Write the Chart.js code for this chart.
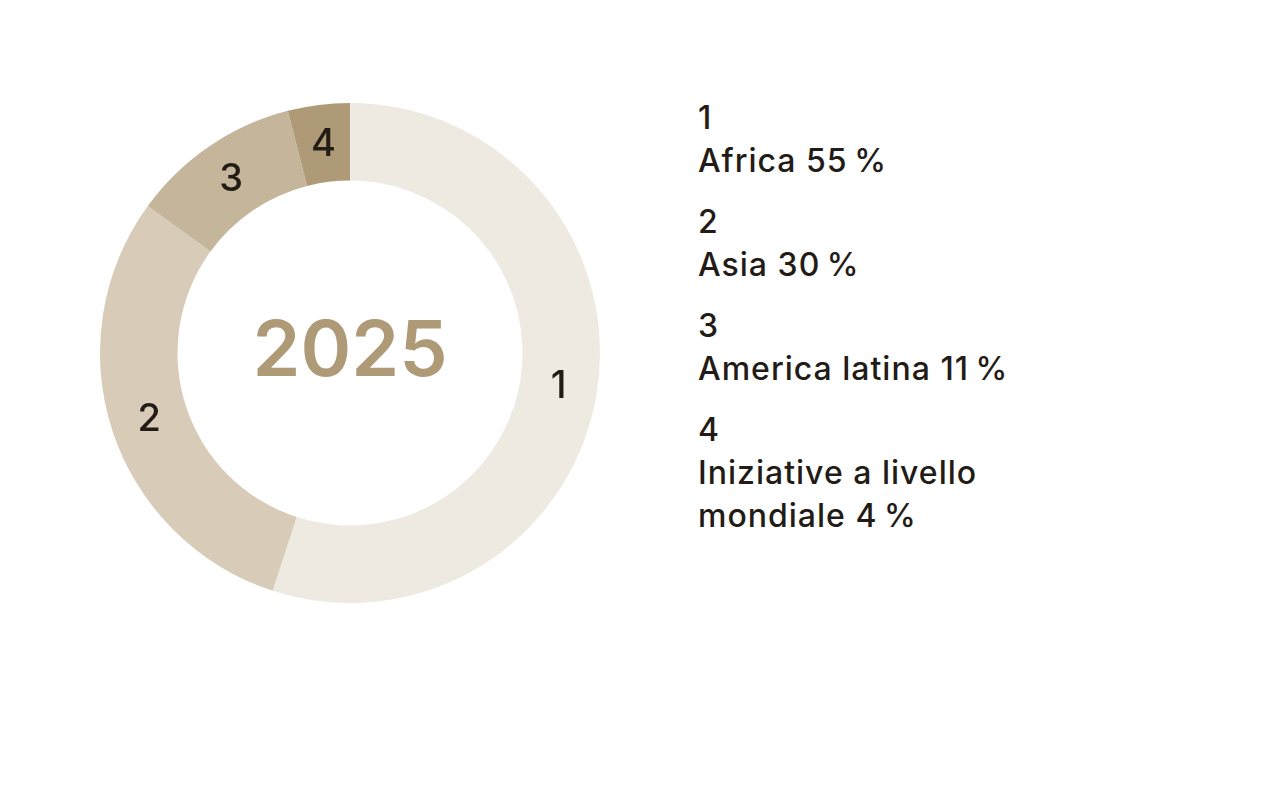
<!DOCTYPE html>
<html>
<head>
<meta charset="utf-8">
<script src="https://cdn.jsdelivr.net/npm/chart.js@4"></script>
<style>
    body { margin: 0; background: #fff; width: 1280px; height: 800px; overflow: hidden; font-family: "Inter", "Noto Sans", sans-serif; }
    #wrap { position: absolute; left: 100px; top: 103px; width: 500px; height: 500px; }
    #legend { position: absolute; left: 698px; top: 96px; color: #231b16; font-size: 32px; font-weight: 500; letter-spacing: 1px; }
    #legend .item { margin-bottom: 18px; line-height: 43px; }
    #legend .lbl { width: 320px; }
</style>
</head>
<body>
<div id="wrap"><canvas id="donutChart" width="500" height="500"></canvas></div>
<div id="legend"></div>
<script>
    // dati del grafico
    var numeri = ['1', '2', '3', '4'];
    var regioni = ['Africa', 'Asia', 'America latina', 'Iniziative a livello mondiale'];
    var valori = [55, 30, 11, 4];
    var colori = ['#eeeae2', '#d8ccb9', '#c4b59b', '#ae9a76'];
    var anno = '2025';

    // etichette dentro le fette + anno al centro
    var labelPlugin = {
        id: 'sliceLabels',
        afterDatasetsDraw: function (chart) {
            var ctx = chart.ctx;
            var meta = chart.getDatasetMeta(0);
            ctx.save();
            ctx.textAlign = 'center';
            ctx.textBaseline = 'middle';
            ctx.fillStyle = '#231b16';
            ctx.font = '500 38px Inter, "Noto Sans", sans-serif';
            for (var i = 0; i < meta.data.length; i++) {
                var p = meta.data[i].tooltipPosition();
                ctx.fillText(numeri[i], p.x, p.y + 1);
            }
            var c = meta.data[0];
            ctx.fillStyle = '#ae9a76';
            ctx.font = '600 77px Inter, "Noto Sans", sans-serif';
            ctx.fillText(anno, c.x, c.y);
            ctx.restore();
        }
    };

    var donut = new Chart(document.getElementById('donutChart').getContext('2d'), {
        type: 'doughnut',
        data: {
            labels: regioni,
            datasets: [{
                data: valori,
                backgroundColor: colori,
                borderWidth: 0
            }]
        },
        options: {
            responsive: false,
            animation: false,
            cutout: '69%',
            layout: { padding: 0 },
            plugins: {
                legend: { display: false },
                tooltip: { enabled: false }
            }
        },
        plugins: [labelPlugin]
    });

    // legenda a destra
    var legend = document.getElementById('legend');
    var html = [];
    for (var i = 0; i < regioni.length; i++) {
        html.push('<div class="item"><div>' + numeri[i] + '</div><div class="lbl">' + regioni[i] + ' ' + valori[i] + '\u2009%</div></div>');
    }
    legend.innerHTML = html.join('');
</script>
</body>
</html>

**EXERCISE GOAL**
Repeat, with no pictures, each line from the beginning of the data through the line containing "var anno = '2025';", inclusive.

**ANSWER**
Write the Chart.js code for this chart.
<!DOCTYPE html>
<html>
<head>
<meta charset="utf-8">
<script src="https://cdn.jsdelivr.net/npm/chart.js@4"></script>
<style>
    body { margin: 0; background: #fff; width: 1280px; height: 800px; overflow: hidden; font-family: "Inter", "Noto Sans", sans-serif; }
    #wrap { position: absolute; left: 100px; top: 103px; width: 500px; height: 500px; }
    #legend { position: absolute; left: 698px; top: 96px; color: #231b16; font-size: 32px; font-weight: 500; letter-spacing: 1px; }
    #legend .item { margin-bottom: 18px; line-height: 43px; }
    #legend .lbl { width: 320px; }
</style>
</head>
<body>
<div id="wrap"><canvas id="donutChart" width="500" height="500"></canvas></div>
<div id="legend"></div>
<script>
    // dati del grafico
    var numeri = ['1', '2', '3', '4'];
    var regioni = ['Africa', 'Asia', 'America latina', 'Iniziative a livello mondiale'];
    var valori = [55, 30, 11, 4];
    var colori = ['#eeeae2', '#d8ccb9', '#c4b59b', '#ae9a76'];
    var anno = '2025';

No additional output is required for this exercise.